Auditing Your Device-Specific Performance
To bridge the gap between these two environments, start by identifying keywords with a position variance of more than three spots. If your desktop rank is #2 and your mobile rank is #8, investigate your mobile page speed and the presence of mobile-only SERP features like "Short Videos" or "Top Stories." If the content is identical but the rankings differ, the issue is likely technical or related to the SERP layout rather than the content itself. Ensure your tracking tool is configured to pull data from the specific zip codes or coordinates where your customers are located to get the most accurate mobile snapshot.
Frequently Asked Questions
Does a high desktop ranking guarantee a high mobile ranking?
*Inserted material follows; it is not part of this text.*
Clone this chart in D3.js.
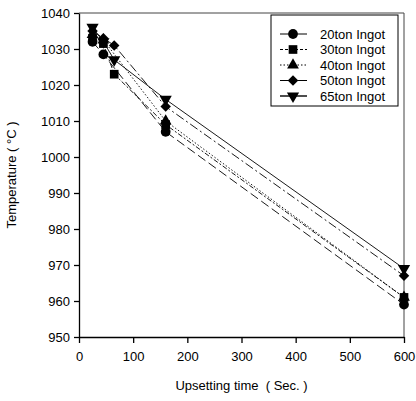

No. While content is the same, mobile rankings are heavily influenced by mobile-specific speed metrics, local proximity, and the presence of mobile-only SERP features like App Packs or different ad configurations.
Why is my mobile traffic lower even though my rankings are the same?
Mobile SERPs are often more crowded with "Zero-Click" features. Features like the Knowledge Graph, local packs, and expanded AI Overviews take up more screen space on mobile, pushing organic results further down and reducing the click-through rate even if your numerical position remains high.
Should I track mobile and desktop separately for every keyword?
Not necessarily. Focus dual-device tracking on high-value transactional keywords. For broad research terms where your analytics show 80% or more traffic coming from one device type, you can save resources by tracking only the dominant device.
How often do mobile rankings update compared to desktop?
Both update constantly, but mobile results can change more frequently for a single user as they move between different locations or switch from Wi-Fi to cellular networks, as Google adjusts results for local relevance.